Repeat the span of the entries below that starts at the line with "What matplotlib code" and ends at the line with "-13.6, 10.5, 1.9]", nothing more. Skip the pictures.

(Plotting code records)
########################################

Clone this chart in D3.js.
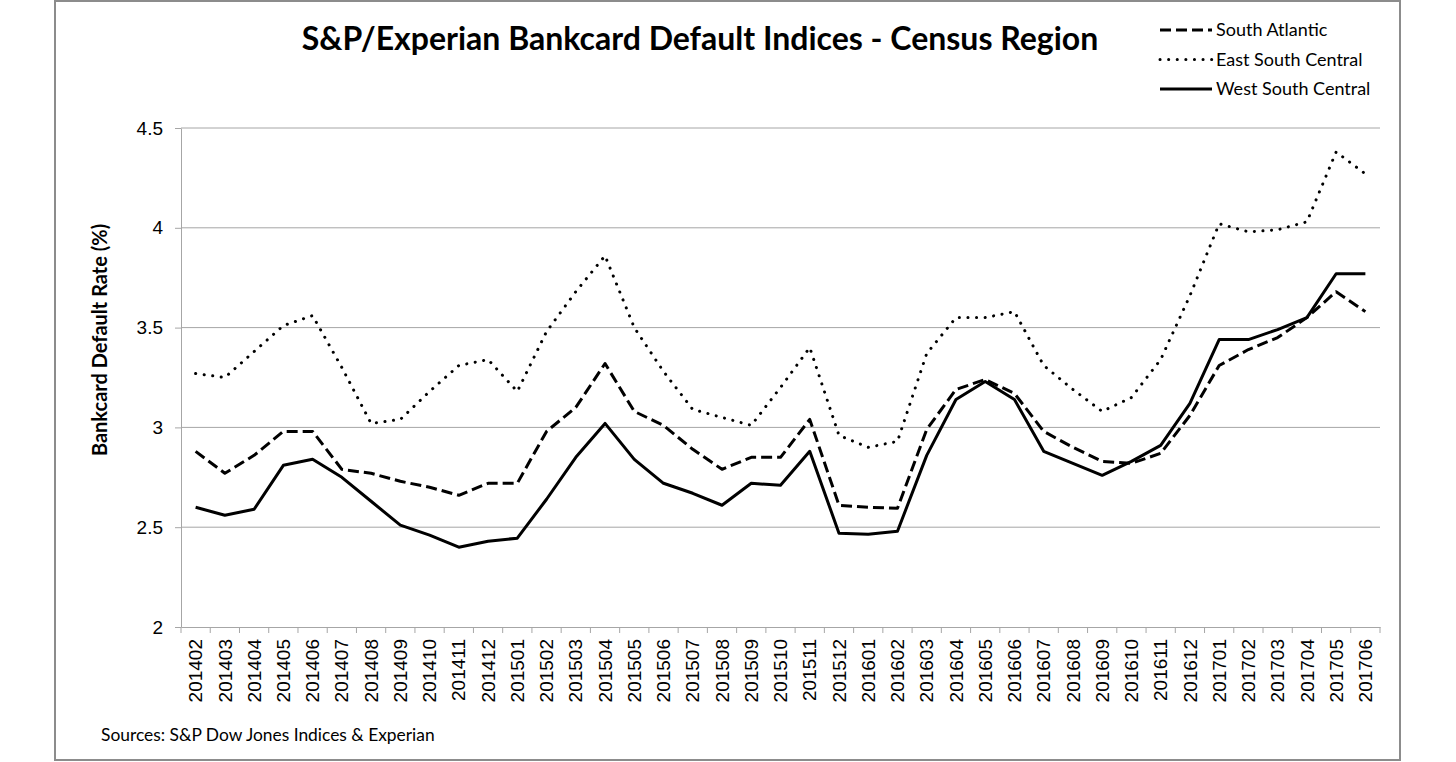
<!DOCTYPE html>
<html>
<head>
<meta charset="utf-8">
<script src="https://cdn.jsdelivr.net/npm/d3@7"></script>
<style>
  body { margin: 0; background: #fff; }
  svg { display: block; font-family: Lato, 'Open Sans', sans-serif; }
  .grid line { stroke: #a6a6a6; stroke-width: 1; }
  .axis path, .axis line { stroke: #a6a6a6; }
  .axis text { fill: #000; font-size: 19px; }
</style>
</head>
<body>
<svg width="1456" height="762"></svg>
<script>
  // Months on the category axis
  const months = [
    '201402', '201403', '201404', '201405', '201406', '201407', '201408', '201409',
    '201410', '201411', '201412', '201501', '201502', '201503', '201504', '201505',
    '201506', '201507', '201508', '201509', '201510', '201511', '201512', '201601',
    '201602', '201603', '201604', '201605', '201606', '201607', '201608', '201609',
    '201610', '201611', '201612', '201701', '201702', '201703', '201704', '201705',
    '201706'
  ];

  // Default rates (%)
  const southAtlantic = [
    2.88, 2.77, 2.86, 2.98, 2.98, 2.79, 2.77, 2.73, 2.70, 2.66, 2.72, 2.72, 2.98, 3.10,
    3.32, 3.08, 3.01, 2.89, 2.79, 2.85, 2.85, 3.04, 2.61, 2.60, 2.595, 2.99, 3.19, 3.24,
    3.17, 2.98, 2.90, 2.83, 2.82, 2.87, 3.06, 3.31, 3.39, 3.45, 3.55, 3.68, 3.58
  ];
  const eastSouthCentral = [
    3.27, 3.25, 3.38, 3.51, 3.56, 3.30, 3.02, 3.04, 3.18, 3.31, 3.34, 3.18, 3.48, 3.68,
    3.86, 3.50, 3.28, 3.09, 3.05, 3.01, 3.20, 3.40, 2.96, 2.90, 2.93, 3.37, 3.55, 3.55,
    3.58, 3.31, 3.19, 3.08, 3.15, 3.34, 3.66, 4.02, 3.98, 3.99, 4.03, 4.38, 4.27
  ];
  const westSouthCentral = [
    2.60, 2.56, 2.59, 2.81, 2.84, 2.75, 2.63, 2.51, 2.46, 2.40, 2.43, 2.445, 2.64, 2.85,
    3.02, 2.84, 2.72, 2.67, 2.61, 2.72, 2.71, 2.88, 2.47, 2.465, 2.48, 2.86, 3.14, 3.23,
    3.14, 2.88, 2.82, 2.76, 2.83, 2.91, 3.12, 3.44, 3.44, 3.49, 3.55, 3.77, 3.77
  ];

  const yTicks = [2, 2.5, 3, 3.5, 4, 4.5];

  const series = [
    { name: 'South Atlantic', values: southAtlantic, dash: '11,5', cap: 'butt' },
    { name: 'East South Central', values: eastSouthCentral, dash: '0.1,8.5', cap: 'round' },
    { name: 'West South Central', values: westSouthCentral, dash: null, cap: 'butt' }
  ];

  const svg = d3.select('svg');

  // Outer chart border
  svg.append('rect')
    .attr('x', 55).attr('y', 1)
    .attr('width', 1345).attr('height', 759)
    .attr('fill', 'none')
    .attr('stroke', '#8c8c8c')
    .attr('stroke-width', 2);

  const plot = { left: 181, right: 1380, top: 128, bottom: 627 };

  const xScale = d3.scaleBand()
    .domain(months)
    .range([plot.left, plot.right])
    .padding(0);

  const yScale = d3.scaleLinear()
    .domain([2, 4.5])
    .range([plot.bottom, plot.top]);

  const xCenter = m => xScale(m) + xScale.bandwidth() / 2;

  // Horizontal gridlines
  svg.append('g')
    .attr('class', 'grid')
    .selectAll('line')
    .data(yTicks.slice(1))
    .join('line')
      .attr('x1', plot.left).attr('x2', plot.right)
      .attr('y1', d => yScale(d)).attr('y2', d => yScale(d));

  // Y axis
  svg.append('g')
    .attr('class', 'axis')
    .attr('transform', `translate(${plot.left},0)`)
    .call(d3.axisLeft(yScale).tickValues(yTicks).tickSize(6).tickPadding(12).tickSizeOuter(0)
      .tickFormat(d3.format('')));

  // X axis: labels at band centres, tick marks on band boundaries
  const xAxisG = svg.append('g')
    .attr('class', 'axis')
    .attr('transform', `translate(0,${plot.bottom})`)
    .call(d3.axisBottom(xScale).tickSize(0).tickSizeOuter(0));
  xAxisG.selectAll('.tick text')
    .attr('transform', 'rotate(-90)')
    .attr('text-anchor', 'end')
    .attr('x', -12)
    .attr('y', 0)
    .attr('dy', '0.35em');

  const boundaries = months.map(m => xScale(m)).concat([xScale.range()[1]]);
  xAxisG.selectAll('.bound')
    .data(boundaries)
    .join('line')
      .attr('class', 'bound')
      .attr('x1', d => d).attr('x2', d => d)
      .attr('y1', 0).attr('y2', 6);

  // Lines
  const line = d3.line()
    .x((d, i) => xCenter(months[i]))
    .y(d => yScale(d));

  svg.append('g')
    .selectAll('path')
    .data(series)
    .join('path')
      .attr('d', d => line(d.values))
      .attr('fill', 'none')
      .attr('stroke', '#000')
      .attr('stroke-width', 3)
      .attr('stroke-linejoin', 'round')
      .attr('stroke-linecap', d => d.cap)
      .attr('stroke-dasharray', d => d.dash);

  // Title
  svg.append('text')
    .attr('x', 700).attr('y', 50)
    .attr('text-anchor', 'middle')
    .attr('font-size', 32)
    .attr('font-weight', 'bold')
    .text('S&P/Experian Bankcard Default Indices - Census Region');

  // Y axis label
  svg.append('text')
    .attr('transform', 'translate(107,340) rotate(-90)')
    .attr('text-anchor', 'middle')
    .attr('font-size', 20)
    .attr('font-weight', 'bold')
    .text('Bankcard Default Rate (%)');

  // Source note
  svg.append('text')
    .attr('x', 101).attr('y', 741)
    .attr('font-size', 17.4)
    .text('Sources: S&P Dow Jones Indices & Experian');

  // Legend
  const legend = svg.append('g')
    .selectAll('g')
    .data(series)
    .join('g')
      .attr('transform', (d, i) => `translate(1160,${30 + i * 29.5})`);
  legend.append('line')
    .attr('x1', 0).attr('x2', 52)
    .attr('stroke', '#000')
    .attr('stroke-width', 3)
    .attr('stroke-linecap', d => d.cap)
    .attr('stroke-dasharray', d => d.dash);
  legend.append('text')
    .attr('x', 56)
    .attr('dy', '0.35em')
    .attr('font-size', 18)
    .text(d => d.name);
</script>
</body>
</html>
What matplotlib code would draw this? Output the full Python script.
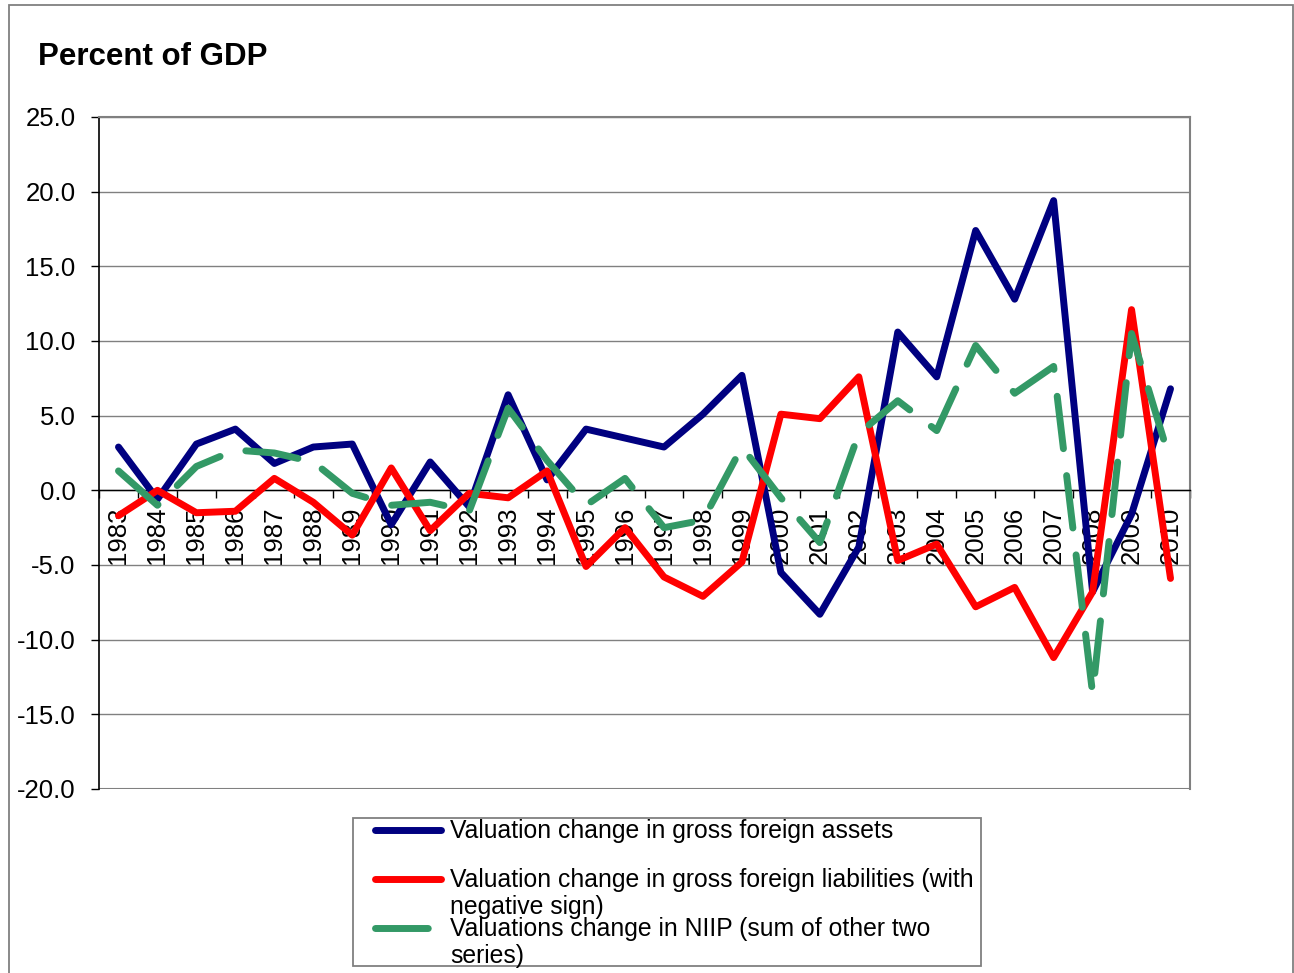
import numpy as np
import matplotlib
matplotlib.use("Agg")
import matplotlib.pyplot as plt
from matplotlib.patches import Rectangle
from matplotlib.lines import Line2D

plt.rcParams['font.family'] = ['Liberation Sans', 'DejaVu Sans']

years = [str(y) for y in range(1983, 2011)]
assets = [2.9, -0.6, 3.1, 4.1, 1.8, 2.9, 3.1, -2.3, 1.9, -1.1, 6.4, 0.7, 4.1, 3.5,
          2.9, 5.1, 7.7, -5.5, -8.3, -3.8, 10.6, 7.6, 17.4, 12.8, 19.4, -6.8, -1.6, 6.8]
liabilities = [-1.7, 0.0, -1.5, -1.4, 0.8, -0.8, -3.0, 1.5, -2.7, -0.2, -0.5, 1.3, -5.1, -2.5,
               -5.8, -7.1, -4.8, 5.1, 4.8, 7.6, -4.7, -3.6, -7.8, -6.5, -11.2, -6.8, 12.1, -5.9]
niip = [1.3, -1.0, 1.6, 2.7, 2.5, 1.9, -0.2, -1.0, -0.8, -1.4, 5.5, 2.0, -1.0, 0.8,
        -2.5, -2.0, 2.9, -0.5, -3.5, 3.8, 6.0, 4.0, 9.7, 6.5, 8.3, -13.6, 10.5, 1.9]

labels = ["Valuation change in gross foreign assets",
          "Valuation change in gross foreign liabilities (with\nnegative sign)",
          "Valuations change in NIIP (sum of other two\nseries)"]
colors = ["#000080", "#FF0000", "#339966"]
title = "Percent of GDP"
yticks = [25.0, 20.0, 15.0, 10.0, 5.0, 0.0, -5.0, -10.0, -15.0, -20.0]

W, H = 1294, 973
fig = plt.figure(figsize=(W / 100, H / 100), dpi=100)

def fx(px):
    return px / W

def fy(py):
    return 1 - py / H

ax = fig.add_axes([fx(99), fy(789), fx(1190) - fx(99), fy(117) - fy(789)])
x = np.arange(len(years))
lw = 5.0
dash = (7.6, 3.9)
ax.plot(x, assets, color=colors[0], lw=lw, solid_capstyle='round', solid_joinstyle='round', zorder=3)
ax.plot(x, liabilities, color=colors[1], lw=lw, solid_capstyle='round', solid_joinstyle='round', zorder=3)
ax.plot(x, niip, color=colors[2], lw=lw, dashes=dash, dash_capstyle='round',
        dash_joinstyle='round', zorder=3)

ax.set_xlim(-0.5, len(years) - 0.5)
ax.set_ylim(-20, 25)
ax.set_axisbelow(True)

ax.set_yticks(yticks)
ax.set_yticklabels([f"{v:.1f}" for v in yticks], fontsize=18.5)
ax.tick_params(axis='y', direction='out', length=6, width=1, pad=11, color='black')
ax.grid(axis='y', color='#808080', lw=1.0)

ax.spines['bottom'].set_position(('data', 0))
ax.spines['bottom'].set_color('black')
ax.spines['bottom'].set_linewidth(1.0)
ax.spines['left'].set_color('black')
ax.spines['left'].set_linewidth(1.2)
for s in ['top', 'right']:
    ax.spines[s].set_color('#808080')
    ax.spines[s].set_linewidth(1.5)

ax.set_xticks(np.arange(-0.5, len(years), 1.0))
ax.set_xticklabels([])
ax.tick_params(axis='x', which='major', direction='out', length=6, width=1, color='black')
ax.set_xticks(x, minor=True)
ax.set_xticklabels(years, minor=True, rotation=90, fontsize=18.5)
ax.tick_params(axis='x', which='minor', length=0, pad=12)

# bottom frame line at -20 (grey)
ax.axhline(-20, color='#808080', lw=1.5, zorder=1)

# title
fig.text(fx(38), fy(65), title, fontsize=22.5, fontweight='bold', ha='left', va='baseline')

# outer border
fig.patches.append(Rectangle((fx(9), -0.01), fx(1293) - fx(9), fy(5) + 0.01,
                             transform=fig.transFigure, fill=False, ec='#808080', lw=1.3))

# legend box
fig.patches.append(Rectangle((fx(353), fy(966)), fx(981) - fx(353), fy(818) - fy(966),
                             transform=fig.transFigure, fill=False, ec='#808080', lw=1.3))
leg_y = [830, 879, 928]
for i in range(3):
    if i < 2:
        ln = Line2D([fx(375), fx(441)], [fy(leg_y[i])] * 2, transform=fig.transFigure,
                    color=colors[i], lw=lw, solid_capstyle='round')
    else:
        ln = Line2D([fx(375), fx(441)], [fy(leg_y[i])] * 2, transform=fig.transFigure,
                    color=colors[i], lw=lw, dashes=dash, dash_capstyle='round')
    fig.lines.append(ln)
    parts = labels[i].split("\n")
    for j, p in enumerate(parts):
        fig.text(fx(450), fy(leg_y[i] + 27 * j + 1), p, fontsize=17.8, ha='left', va='center')

fig.savefig("out.png", dpi=100)
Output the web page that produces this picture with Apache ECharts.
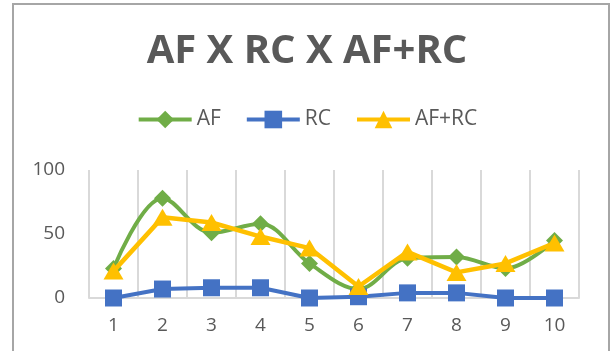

########################################

* Reply to the exercise
What matplotlib code would draw this? Output the full Python script.
import numpy as np
import matplotlib
matplotlib.use("Agg")
import matplotlib.pyplot as plt
from matplotlib.patches import Rectangle
from matplotlib.lines import Line2D

plt.rcParams['font.family'] = ['Liberation Sans', 'DejaVu Sans']

years = [str(y) for y in range(1983, 2011)]
assets = [2.9, -0.6, 3.1, 4.1, 1.8, 2.9, 3.1, -2.3, 1.9, -1.1, 6.4, 0.7, 4.1, 3.5,
          2.9, 5.1, 7.7, -5.5, -8.3, -3.8, 10.6, 7.6, 17.4, 12.8, 19.4, -6.8, -1.6, 6.8]
liabilities = [-1.7, 0.0, -1.5, -1.4, 0.8, -0.8, -3.0, 1.5, -2.7, -0.2, -0.5, 1.3, -5.1, -2.5,
               -5.8, -7.1, -4.8, 5.1, 4.8, 7.6, -4.7, -3.6, -7.8, -6.5, -11.2, -6.8, 12.1, -5.9]
niip = [1.3, -1.0, 1.6, 2.7, 2.5, 1.9, -0.2, -1.0, -0.8, -1.4, 5.5, 2.0, -1.0, 0.8,
        -2.5, -2.0, 2.9, -0.5, -3.5, 3.8, 6.0, 4.0, 9.7, 6.5, 8.3, -13.6, 10.5, 1.9]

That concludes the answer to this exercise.